Homeless and Abroad: Couchsurfing

You want to travel? Do it.

Don’t contemplate where you may go or stay or eat, just go. Jump into this world of culture with a thirst for knowledge, friendship and a kind heart. Think and feel like this and everything will work out. How? Because nothing works out bad when everything is an adventure. Nothing went wrong, it just wasn’t meant to work that way.

Around many cities in Europe there’s a lot of graffiti, sculptures and social criticism to be seen. This stone plaque on a random apartment building’s wall in Paris, France was among my favorites. Photo by Andrew Fraieli.
Around many cities in Europe there’s a lot of graffiti, sculptures and social criticism to be seen. This stone plaque on a random apartment building’s wall in Paris, France was among my favorites. | Photo by Andrew Fraieli.

This summer, I traveled to 13 different countries in Europe in two months with only $600. Essentially being homeless and broke, I hitchhiked everywhere and survived off the kindness of others. In doing so, I learned a lot about politics, culture, history and people in general.

Couchsurfing was a key part of my survival. Couchsurfing is a website that connects travelers in hopes of having one be able to offer the other a spare couch to sleep. You meet people from around the world and get a place to crash for free, hopefully making a friend as well. It’s a tremendous help to travelers on a budget, and how I had a place to sleep most places I went. Unfortunately, by mid-summer there weren’t many hosts available because everyone was travelling. That’s when I had to get creative.

I stood for seven hours until the sun started to set. Not wanting to sleep on the highway, I started to dodge cars and jump across highway off-ramps towards the city.

After about a month into by excursion, I had to be even more social and talk to everyone from people in bars to guys playing ukulele on the street in the hopes that they’d give me a place to hang my head for a night. But I got a lot more than just that.

I learned how to say thank you in 13 languages, to be polite and make people more open to talking to me. I learned that everyone wishes to travel, as I got to meeting most people by telling the story of my adventure. And, I learned that people are inherently nice.

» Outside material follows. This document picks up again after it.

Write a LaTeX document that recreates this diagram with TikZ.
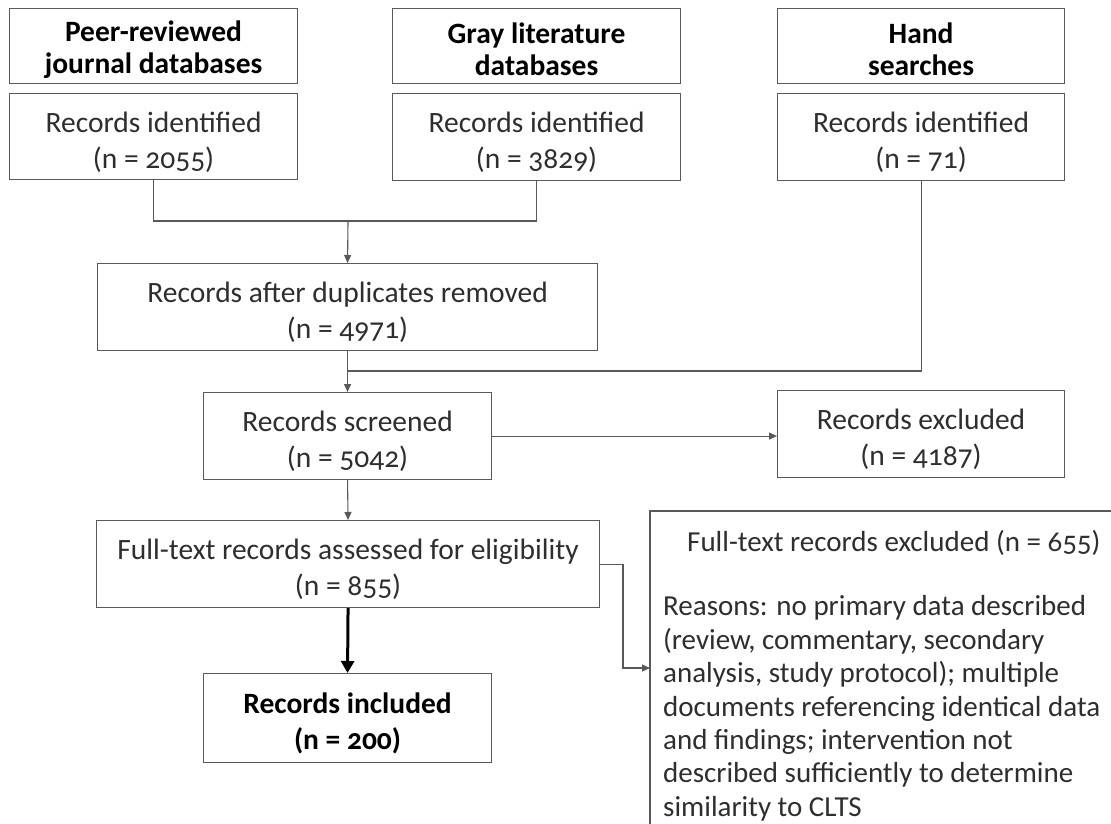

Anything outside of any major cities in Hungary and Slovakia is usually farmland, and lends itself to beautiful sites. This being one of them on my ride from Budapest to Bratislava. Photo by Andrew Fraieli.
Anything outside of any major cities in Hungary and Slovakia is usually farmland, and lends itself to beautiful sites. This being one of them on my ride from Budapest to Bratislava. | Photo by Andrew Fraieli.

If you don’t believe me, which is likely seeing how media portrays the world, then you won’t believe what happened to me in France. But, then again, I barely do.

My day started at 9 a.m. out of Metz, a city about four hours east of Paris. It took me three hours to get out of the city, and eventually I got to a spot just outside a small town called Saint-Avold another three hours later. This spot was horrible. No cars stopped. I stood for seven hours until the sun started to set. Not wanting to sleep on the highway, I started to dodge cars and jump across highway off-ramps towards the city.

Strasbourg, a city on the eastern border of France and walking distance of the German border by bridge. This is in the city center, an area that survived WWII and therefore retained its beautiful original buildings. Photo by Andrew Fraieli.
Strasbourg, a city on the eastern border of France and walking distance of the German border by bridge. This is in the city center, an area that survived WWII and therefore retained its beautiful original buildings. | Photo by Andrew Fraieli.

Before I did so, I sent a message to the only person in this city who had been on Couchsurfing in the past two years (three weeks prior), as a last ditch effort. I told her that I was a hitchhiker stuck in her town with no ride or place to sleep and no money. Just as I approached the edge of the town from the highway she sent me a message telling me she didn’t live in Saint-Avold anymore.

But her parents did.

That night, I, a random hitchhiker who barely spoke French and had never even met this girl, stayed at her parents house and was given a warm bed, dinner and a ride to a truck stop in the morning with no more than empathy as a reason for their kindness. And I survived another day.